Saturday, March 7, 2009

Saw my first inoshishi

I was walking back to my apartment tonight. I found a Korean bar not too far from where I live, and I'm always keen on practicing my (very poor) Korean.

It was there that I loaded myself with beer and soju while getting to know the owner. He closed early, around 1030, and I headed-out home into the chilly night.

The city I'm in, Kobe, is densely crammed in between the mountains and the sea. If you look to the north, you see low mountains which are literally four blocks away. If you look to the south, and you see the tops of cranes in the harbor. The whole city is laterally hemmed-in like that. (I'll be posting pictures at some point, I promise.)

In this area, there are multiple streams heading from north to south draining into the sea. And the one thing you need to know about the landscape here in Japan: every stream is paved. (I'm being literal. Even in very rural prefectures like Nagano, Gifu and Shiga, every rivulet of naturally-occuring moisture has got some kind of cement around it.) This stream was no different. It was a concrete channel, maybe 20 feet wide and 10 feet deep with fences along each side, and a slow trickle of water flowing-down.

So I'm walking home and periodically glancing-down at the light glinting-off the water in the stream. But the light isn't glinting properly, as if something is casting a shadow upon it. I stopped, narrowed my eyes and took a closer look... To my surprise, poking-around at the bottom of the concrete channel, was an inoshishi.

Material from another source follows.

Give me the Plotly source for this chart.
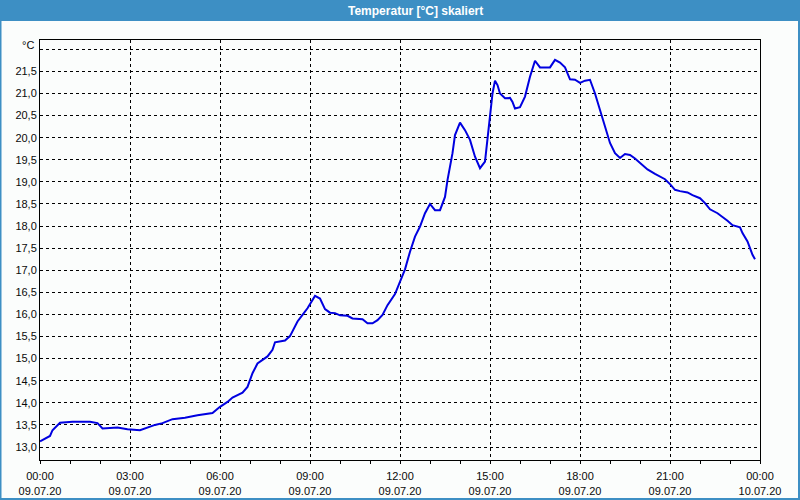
import plotly.graph_objects as go
from datetime import datetime, timedelta

# ---- data ----
times = ["00:00","00:20","00:25","00:35","00:40","01:05","01:40","01:55","02:05","02:35",
         "02:55","03:20","03:50","04:05","04:25","04:50","05:15","05:45","06:00","06:15",
         "06:25","06:45","06:55","07:05","07:15","07:35","07:45","07:50","08:10","08:20",
         "08:35","08:45","08:55","09:10","09:20","09:30","09:40","09:50","10:00","10:15",
         "10:25","10:45","10:55","11:05","11:15","11:25","11:35","11:50","12:00","12:10",
         "12:20","12:30","12:40","12:50","13:00","13:10","13:20","13:30","13:35","13:45",
         "13:50","14:00","14:10","14:20","14:30","14:40","14:50","14:55","15:00","15:05",
         "15:10","15:15","15:20","15:30","15:40","15:45","15:50","16:00","16:10","16:20",
         "16:30","16:40","16:50","17:00","17:10","17:20","17:30","17:40","17:50","18:00",
         "18:10","18:20","18:30","18:40","18:50","19:00","19:10","19:20","19:30","19:40",
         "19:50","20:05","20:15","20:30","20:40","20:50","21:00","21:10","21:20","21:35",
         "21:45","22:00","22:10","22:20","22:35","22:45","22:55","23:05","23:20","23:25",
         "23:35","23:40","23:45","23:50"]
temps = [13.13,13.25,13.38,13.50,13.55,13.57,13.57,13.54,13.42,13.44,
         13.40,13.38,13.50,13.54,13.63,13.66,13.72,13.77,13.91,14.02,
         14.12,14.23,14.36,14.67,14.89,15.05,15.20,15.37,15.41,15.51,
         15.84,15.99,16.14,16.42,16.36,16.12,16.04,16.03,15.98,15.97,
         15.91,15.89,15.80,15.80,15.87,15.99,16.21,16.46,16.76,17.02,
         17.42,17.76,17.99,18.29,18.50,18.36,18.36,18.66,19.04,19.65,
         20.06,20.34,20.17,19.95,19.57,19.31,19.46,19.95,20.55,21.00,
         21.29,21.19,21.00,20.89,20.90,20.81,20.66,20.69,20.93,21.38,
         21.74,21.59,21.59,21.59,21.76,21.70,21.59,21.32,21.31,21.24,
         21.29,21.31,21.00,20.63,20.25,19.88,19.65,19.54,19.63,19.61,
         19.53,19.38,19.28,19.18,19.12,19.06,18.95,18.82,18.79,18.76,
         18.70,18.63,18.52,18.38,18.29,18.21,18.12,18.02,17.97,17.84,
         17.65,17.50,17.35,17.25]

x_tick_hours = [0, 3, 6, 9, 12, 15, 18, 21, 24]
x_tick_times = ["00:00","03:00","06:00","09:00","12:00","15:00","18:00","21:00","00:00"]
x_tick_dates = ["09.07.20"]*8 + ["10.07.20"]
y_tick_vals = [13.0,13.5,14.0,14.5,15.0,15.5,16.0,16.5,17.0,17.5,18.0,18.5,19.0,19.5,20.0,20.5,21.0,21.5,22.0]
y_tick_text = ["13,0","13,5","14,0","14,5","15,0","15,5","16,0","16,5","17,0","17,5",
               "18,0","18,5","19,0","19,5","20,0","20,5","21,0","21,5",""]
title_text = "Temperatur [°C] skaliert"
unit_text = "°C"

day0 = datetime(2020, 7, 9)
xs = [day0 + timedelta(hours=int(t[:2]), minutes=int(t[3:])) for t in times]
xt = [day0 + timedelta(hours=h) for h in x_tick_hours]
xt_text = [f"{a}<br>{b}" for a, b in zip(x_tick_times, x_tick_dates)]
minor_vals = [day0 + timedelta(hours=h) for h in range(25)]

FONT = "Liberation Sans, Arial, sans-serif"
BLUE = "#3d8fc4"
BG = "#fbfdfc"
TXT = "#0a0a0a"

fig = go.Figure()
fig.add_trace(go.Scatter(x=xs, y=temps, mode="lines",
                         line=dict(color="#0000e0", width=2), hoverinfo="skip"))

W, H = 800, 500
L, R, T, B = 40, 40, 40, 40
pw, ph = W - L - R, H - T - B
def px_x(p):
    return (p - L) / pw
def px_y(p):
    return (H - B - p) / ph

shapes = [
    dict(type="rect", xref="paper", yref="paper", x0=px_x(0), x1=px_x(800), y0=px_y(21), y1=px_y(0),
         fillcolor=BLUE, line=dict(width=0), layer="below"),
    dict(type="rect", xref="paper", yref="paper", x0=px_x(0), x1=px_x(1.5), y0=px_y(500), y1=px_y(20),
         fillcolor=BLUE, line=dict(width=0), layer="below"),
    dict(type="rect", xref="paper", yref="paper", x0=px_x(798), x1=px_x(800), y0=px_y(500), y1=px_y(20),
         fillcolor=BLUE, line=dict(width=0), layer="below"),
    dict(type="rect", xref="paper", yref="paper", x0=px_x(0), x1=px_x(800), y0=px_y(500), y1=px_y(498),
         fillcolor=BLUE, line=dict(width=0), layer="below"),
]

fig.update_layout(
    width=W, height=H,
    margin=dict(l=L, r=R, t=T, b=B, pad=0, autoexpand=False),
    paper_bgcolor=BG, plot_bgcolor=BG,
    showlegend=False,
    font=dict(family=FONT, size=11, color=TXT),
    shapes=shapes,
    annotations=[
        dict(text=f"<b>{title_text}</b>", xref="paper", yref="paper", x=px_x(415), y=px_y(10.5),
             xanchor="center", yanchor="middle", showarrow=False,
             font=dict(family=FONT, size=12, color="white")),
        dict(text=unit_text, xref="paper", yref="paper", x=px_x(36), y=px_y(45),
             xanchor="right", yanchor="middle", showarrow=False,
             font=dict(family=FONT, size=11, color=TXT)),
    ],
    xaxis=dict(
        type="date", range=[day0, day0 + timedelta(hours=24)], automargin=False,
        tickmode="array", tickvals=xt, ticktext=xt_text,
        ticks="outside", ticklen=3, tickcolor="black", tickwidth=1,
        ticklabelstandoff=3,
        showgrid=True, gridcolor="black", gridwidth=1, griddash="3px,3px",
        showline=True, linecolor="black", linewidth=1, mirror=True,
        zeroline=False,
        minor=dict(tickmode="array", tickvals=minor_vals, ticks="outside", ticklen=3,
                   tickcolor="black", showgrid=False),
        tickfont=dict(family=FONT, size=11, color=TXT),
    ),
    yaxis=dict(
        range=[12.706, 22.21], automargin=False,
        tickmode="array", tickvals=y_tick_vals, ticktext=y_tick_text,
        ticks="", showgrid=True, gridcolor="black", gridwidth=1, griddash="3px,3px",
        showline=True, linecolor="black", linewidth=1, mirror=True,
        zeroline=False,
        tickfont=dict(family=FONT, size=11, color=TXT),
    ),
)

fig.write_html("out.html")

It was a brown, hairy woodland boar. Maybe about 200 pounds' worth of grilled pork. It must've come-down from the hills.

I stopped and gawked, instantly whipped-out my cell-phone camera, but the light wasn't enough for a picture.

A passer-by, about college-age, happened by.

I blurted: "Wa! Inoshishi da!" (Wa! It's a wild boar!)

He peered down and replied in accented English. "Eh, it's normal."

"Normal for you." I replied tersely.

Anyway, it was an unexpected spectacle. I hear they can be dangerous when cornered.